Hünxe "Erzählungen" von einer Kindheit im Krieg

Hünxe · Schauspieler Günter Lamprecht las auf Einladung des Lions Clubs Hünxe aus seiner Biographie.

 Günter Lamprecht las am Wochenende in Hünxe.

Günter Lamprecht las am Wochenende in Hünxe.

Foto: Joosten

Eigentlich wollte Günter Lamprecht gar keine Biografie schreiben, sein Lektor musste ihn vor zehn Jahren erst dazu überreden, denn das sei etwas anderes als Drehbücher für den "Tatort" zu schreiben, man müsse Farbe bekennen.
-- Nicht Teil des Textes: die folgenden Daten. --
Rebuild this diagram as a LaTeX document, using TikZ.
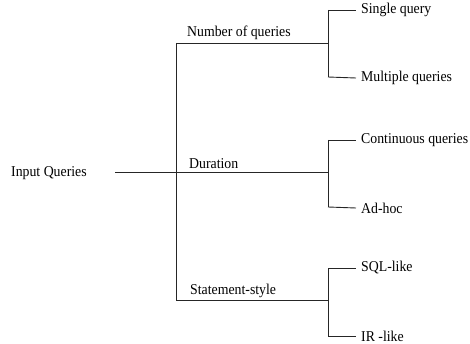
\documentclass[tikz,border=0pt]{standalone}
\usepackage{fontspec}
\setmainfont[FakeStretch=0.92]{Liberation Serif}
\begin{document}
\begin{tikzpicture}[x=1pt,y=-1pt,
  conn/.style={draw=black!85, line width=0.9pt},
  txt/.style={font=\fontsize{15}{17}\selectfont, inner sep=0pt},
  leaf/.style={txt, anchor=west, inner xsep=5pt},
  cat/.style={txt, anchor=base west}]
\useasboundingbox (0,0) rectangle (470,344);
% root
\node[txt, anchor=west] (in) at (11,173) {Input Queries};
\coordinate (root) at (115,172);
\coordinate (tkA) at (176,43);
\coordinate (tkB) at (176,172);
\coordinate (tkC) at (176,300);
% category junctions
\coordinate (jA) at (328,43);
\coordinate (jB) at (328,172);
\coordinate (jC) at (328,300);
\coordinate (jAt) at (328,10);
\coordinate (jAb) at (328,77);
\coordinate (jBt) at (328,140);
\coordinate (jBb) at (328,207);
\coordinate (jCt) at (328,268);
\coordinate (jCb) at (328,336);
% category labels
\node[cat] (cA) at (187,37) {Number of queries};
\node[cat] (cB) at (189,169) {Duration};
\node[cat] (cC) at (190,294) {Statement-style};
% leaves
\node[leaf] (l1) at (356,10) {Single query};
\node[leaf] (l2) at (356,78) {Multiple queries};
\node[leaf] (l3) at (356,140) {Continuous queries};
\node[leaf] (l4) at (356,208) {Ad-hoc};
\node[leaf] (l5) at (356,268) {SQL-like};
\node[leaf] (l6) at (356,336) {IR -like};
% connectors
\draw[conn] (root) -- (tkB);
\draw[conn] (tkA) -- (tkC);
\draw[conn] (tkA) -- (jA);
\draw[conn] (tkB) -- (jB);
\draw[conn] (tkC) -- (jC);
\draw[conn] (jAt) -- (jAb);
\draw[conn] (jBt) -- (jBb);
\draw[conn] (jCt) -- (jCb);
\draw[conn] (jAt) -- (l1.west);
\draw[conn] (jAb) -- (l2.west);
\draw[conn] (jBt) -- (l3.west);
\draw[conn] (jBb) -- (l4.west);
\draw[conn] (jCt) -- (l5.west);
\draw[conn] (jCb) -- (l6.west);
\end{tikzpicture}
\end{document}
Und das tat der bekannte Schauspieler am späten Sonntagnachmittag bei seiner vom Lions Club Hünxe organisierten Lesung im vollbesetzten Ratssaal auch auf eindrucksvolle Weise, als er aus seiner Biografie "Erzählungen" las.

Er habe während des Schreibens viel geweint, bekennt Günter Lamprecht offen. Er ist Jahrgang 1930, hat seine Kindheit in Berlin verbracht, das Kriegsende dort erlebt. Und weil er weiß, wie ein Kind den Krieg empfindet, verzichtete der Schauspieler auf seine Gage und stellte sie dem Friedensdorf, dessen Botschafter er auch ist, zur Verfügung.

Um Günter Lamprechts eigene Kindheit ging es auch bei der Lesung. Hineingeboren in schwierige Verhältnisse und eine Zeit voller Unruhe, passte Lamprecht als zweites Kind nicht ins familiäre Konzept der Arbeiterfamilie, die in einer Hinterhofwohnung in Berlin-Wilmersdorf lebte. Sein Vater versoff seinen Lohn und Günters Klavier und chauffierte die Nazi-Parteigrößen. Lamprechts Mutter Maria hingegen ist eine mutige Frau, die ihrem Sohn Geborgenheit gibt und sich für ihn einsetzt. Als sie feststellt, dass der Lehrer ihn geschlagen hat, stellt sie ihn kurzerhand mitten im Unterricht zur Rede und haut ihm ihre Handtasche um die Ohren.

Lamprecht schilderte eindringlich und authentisch, wie nach und nach die jüdischen Kinder aus seiner Klasse verschwinden und wie er die Plünderung jüdischer Geschäfte erlebte. Wie ihn das schlechte Gewissen plagt, als sein Opa wochenlang die Zigarren raucht, die er trotz seiner Skrupel in einem Tabakgeschäft eingesteckt hat. Wie er knapp einer Bombe entkommt, die in einem Luftschutzkeller einschlägt, in dem er sich Augenblicke zuvor noch aufgehalten hat. Wie er als Hilfssanitäter betend durch den Bombenhagel rennt. Szenen, die betroffen machen. Aufgefangen werden diese Momente durch Erinnerungen an die unbeschwerten Sommer in Masuren, der Heimat seiner Mutter. Wo der Sommer nach Sommer riecht, die Familie sonntags bei Streuselkuchen und Gerstenkaffee aus Emaillekannen zusammensitzt.

Nach dem Krieg wird Lamprecht das Leben zu eng. Er arbeitet als Orthopädiemechaniker, geht abends in den Jazzkeller. Hier sagt ihm jemand: "Junge, du musst Schauspieler werden." Zum Vorsprechen bei einer bekannten Lehrerin kommt er völlig unvorbereitet, aber mit Talent: Nach vier Wochen Unterricht schafft er die Aufnahmeprüfung an der Schauspielschule, bekommt ein Stipendium und "fängt ganz von vorne an." Das Publikum dankt mit viel Applaus für die Lesung.